— Begin —

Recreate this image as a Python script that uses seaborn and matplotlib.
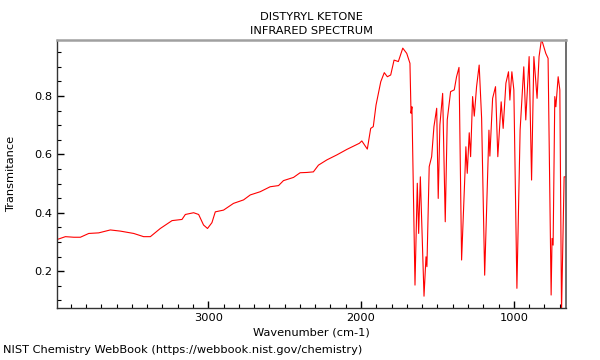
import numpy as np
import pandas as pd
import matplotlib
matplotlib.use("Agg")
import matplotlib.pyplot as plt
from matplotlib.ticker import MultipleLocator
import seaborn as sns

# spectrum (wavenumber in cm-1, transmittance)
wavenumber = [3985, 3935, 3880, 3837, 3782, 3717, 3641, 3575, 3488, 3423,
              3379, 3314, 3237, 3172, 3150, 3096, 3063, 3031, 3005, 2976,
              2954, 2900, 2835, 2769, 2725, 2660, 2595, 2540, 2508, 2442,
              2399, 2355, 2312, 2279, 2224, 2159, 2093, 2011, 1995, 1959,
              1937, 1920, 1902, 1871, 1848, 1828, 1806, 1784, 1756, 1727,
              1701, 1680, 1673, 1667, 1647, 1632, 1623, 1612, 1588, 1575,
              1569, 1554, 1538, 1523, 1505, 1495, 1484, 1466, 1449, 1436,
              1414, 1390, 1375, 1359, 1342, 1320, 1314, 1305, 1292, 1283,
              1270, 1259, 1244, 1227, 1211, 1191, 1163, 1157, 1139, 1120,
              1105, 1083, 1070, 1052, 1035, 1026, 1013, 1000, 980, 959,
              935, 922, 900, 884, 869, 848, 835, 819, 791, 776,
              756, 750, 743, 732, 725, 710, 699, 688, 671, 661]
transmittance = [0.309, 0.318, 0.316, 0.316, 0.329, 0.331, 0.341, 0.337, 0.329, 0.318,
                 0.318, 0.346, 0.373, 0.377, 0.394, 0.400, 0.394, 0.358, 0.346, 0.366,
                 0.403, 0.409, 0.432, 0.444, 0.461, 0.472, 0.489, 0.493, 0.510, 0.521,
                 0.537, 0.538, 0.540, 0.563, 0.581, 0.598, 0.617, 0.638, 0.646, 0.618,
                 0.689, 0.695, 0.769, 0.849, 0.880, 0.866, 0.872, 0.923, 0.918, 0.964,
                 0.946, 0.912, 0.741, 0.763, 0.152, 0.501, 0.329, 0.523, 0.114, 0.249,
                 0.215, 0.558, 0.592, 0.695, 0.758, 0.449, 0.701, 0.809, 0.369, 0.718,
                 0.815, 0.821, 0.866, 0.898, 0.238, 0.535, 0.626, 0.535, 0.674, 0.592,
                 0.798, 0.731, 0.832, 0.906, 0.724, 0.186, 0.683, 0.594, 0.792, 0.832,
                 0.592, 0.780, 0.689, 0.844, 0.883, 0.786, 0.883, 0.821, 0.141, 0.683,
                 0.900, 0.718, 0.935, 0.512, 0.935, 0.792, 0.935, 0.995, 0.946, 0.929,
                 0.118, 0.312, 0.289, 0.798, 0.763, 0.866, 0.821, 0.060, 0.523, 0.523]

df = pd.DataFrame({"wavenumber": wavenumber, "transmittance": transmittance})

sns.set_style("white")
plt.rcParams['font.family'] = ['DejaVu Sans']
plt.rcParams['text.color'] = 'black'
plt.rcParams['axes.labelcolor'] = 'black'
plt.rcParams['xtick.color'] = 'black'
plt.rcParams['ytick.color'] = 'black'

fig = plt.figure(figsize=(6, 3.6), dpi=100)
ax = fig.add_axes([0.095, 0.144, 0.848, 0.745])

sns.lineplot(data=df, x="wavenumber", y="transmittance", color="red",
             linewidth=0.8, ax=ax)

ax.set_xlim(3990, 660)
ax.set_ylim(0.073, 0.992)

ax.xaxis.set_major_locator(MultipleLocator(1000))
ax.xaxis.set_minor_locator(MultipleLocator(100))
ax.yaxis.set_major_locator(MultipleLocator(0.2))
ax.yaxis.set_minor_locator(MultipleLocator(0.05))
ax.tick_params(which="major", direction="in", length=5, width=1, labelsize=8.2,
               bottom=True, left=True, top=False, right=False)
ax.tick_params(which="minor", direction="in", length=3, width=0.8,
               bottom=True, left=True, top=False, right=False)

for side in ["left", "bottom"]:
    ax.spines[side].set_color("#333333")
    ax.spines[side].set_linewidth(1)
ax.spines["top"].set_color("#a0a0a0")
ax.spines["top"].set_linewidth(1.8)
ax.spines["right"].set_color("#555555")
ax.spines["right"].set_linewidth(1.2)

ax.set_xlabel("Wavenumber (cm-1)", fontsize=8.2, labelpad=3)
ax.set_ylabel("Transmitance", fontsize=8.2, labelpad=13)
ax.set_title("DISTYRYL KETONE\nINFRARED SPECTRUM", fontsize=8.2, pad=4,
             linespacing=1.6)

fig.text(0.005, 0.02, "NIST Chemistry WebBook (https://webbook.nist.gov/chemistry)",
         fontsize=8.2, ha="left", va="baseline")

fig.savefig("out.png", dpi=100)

— End —

What to work on :: Write out the listing word for word, omitting the pictures it holds.

Answer to this task ::
Recreate this image as a Python script that uses seaborn and matplotlib.
import numpy as np
import pandas as pd
import matplotlib
matplotlib.use("Agg")
import matplotlib.pyplot as plt
from matplotlib.ticker import MultipleLocator
import seaborn as sns

# spectrum (wavenumber in cm-1, transmittance)
wavenumber = [3985, 3935, 3880, 3837, 3782, 3717, 3641, 3575, 3488, 3423,
              3379, 3314, 3237, 3172, 3150, 3096, 3063, 3031, 3005, 2976,
              2954, 2900, 2835, 2769, 2725, 2660, 2595, 2540, 2508, 2442,
              2399, 2355, 2312, 2279, 2224, 2159, 2093, 2011, 1995, 1959,
              1937, 1920, 1902, 1871, 1848, 1828, 1806, 1784, 1756, 1727,
              1701, 1680, 1673, 1667, 1647, 1632, 1623, 1612, 1588, 1575,
              1569, 1554, 1538, 1523, 1505, 1495, 1484, 1466, 1449, 1436,
              1414, 1390, 1375, 1359, 1342, 1320, 1314, 1305, 1292, 1283,
              1270, 1259, 1244, 1227, 1211, 1191, 1163, 1157, 1139, 1120,
              1105, 1083, 1070, 1052, 1035, 1026, 1013, 1000, 980, 959,
              935, 922, 900, 884, 869, 848, 835, 819, 791, 776,
              756, 750, 743, 732, 725, 710, 699, 688, 671, 661]
transmittance = [0.309, 0.318, 0.316, 0.316, 0.329, 0.331, 0.341, 0.337, 0.329, 0.318,
                 0.318, 0.346, 0.373, 0.377, 0.394, 0.400, 0.394, 0.358, 0.346, 0.366,
                 0.403, 0.409, 0.432, 0.444, 0.461, 0.472, 0.489, 0.493, 0.510, 0.521,
                 0.537, 0.538, 0.540, 0.563, 0.581, 0.598, 0.617, 0.638, 0.646, 0.618,
                 0.689, 0.695, 0.769, 0.849, 0.880, 0.866, 0.872, 0.923, 0.918, 0.964,
                 0.946, 0.912, 0.741, 0.763, 0.152, 0.501, 0.329, 0.523, 0.114, 0.249,
                 0.215, 0.558, 0.592, 0.695, 0.758, 0.449, 0.701, 0.809, 0.369, 0.718,
                 0.815, 0.821, 0.866, 0.898, 0.238, 0.535, 0.626, 0.535, 0.674, 0.592,
                 0.798, 0.731, 0.832, 0.906, 0.724, 0.186, 0.683, 0.594, 0.792, 0.832,
                 0.592, 0.780, 0.689, 0.844, 0.883, 0.786, 0.883, 0.821, 0.141, 0.683,
                 0.900, 0.718, 0.935, 0.512, 0.935, 0.792, 0.935, 0.995, 0.946, 0.929,
                 0.118, 0.312, 0.289, 0.798, 0.763, 0.866, 0.821, 0.060, 0.523, 0.523]

df = pd.DataFrame({"wavenumber": wavenumber, "transmittance": transmittance})

sns.set_style("white")
plt.rcParams['font.family'] = ['DejaVu Sans']
plt.rcParams['text.color'] = 'black'
plt.rcParams['axes.labelcolor'] = 'black'
plt.rcParams['xtick.color'] = 'black'
plt.rcParams['ytick.color'] = 'black'

fig = plt.figure(figsize=(6, 3.6), dpi=100)
ax = fig.add_axes([0.095, 0.144, 0.848, 0.745])

sns.lineplot(data=df, x="wavenumber", y="transmittance", color="red",
             linewidth=0.8, ax=ax)

ax.set_xlim(3990, 660)
ax.set_ylim(0.073, 0.992)

ax.xaxis.set_major_locator(MultipleLocator(1000))
ax.xaxis.set_minor_locator(MultipleLocator(100))
ax.yaxis.set_major_locator(MultipleLocator(0.2))
ax.yaxis.set_minor_locator(MultipleLocator(0.05))
ax.tick_params(which="major", direction="in", length=5, width=1, labelsize=8.2,
               bottom=True, left=True, top=False, right=False)
ax.tick_params(which="minor", direction="in", length=3, width=0.8,
               bottom=True, left=True, top=False, right=False)

for side in ["left", "bottom"]:
    ax.spines[side].set_color("#333333")
    ax.spines[side].set_linewidth(1)
ax.spines["top"].set_color("#a0a0a0")
ax.spines["top"].set_linewidth(1.8)
ax.spines["right"].set_color("#555555")
ax.spines["right"].set_linewidth(1.2)

ax.set_xlabel("Wavenumber (cm-1)", fontsize=8.2, labelpad=3)
ax.set_ylabel("Transmitance", fontsize=8.2, labelpad=13)
ax.set_title("DISTYRYL KETONE\nINFRARED SPECTRUM", fontsize=8.2, pad=4,
             linespacing=1.6)

fig.text(0.005, 0.02, "NIST Chemistry WebBook (https://webbook.nist.gov/chemistry)",
         fontsize=8.2, ha="left", va="baseline")

fig.savefig("out.png", dpi=100)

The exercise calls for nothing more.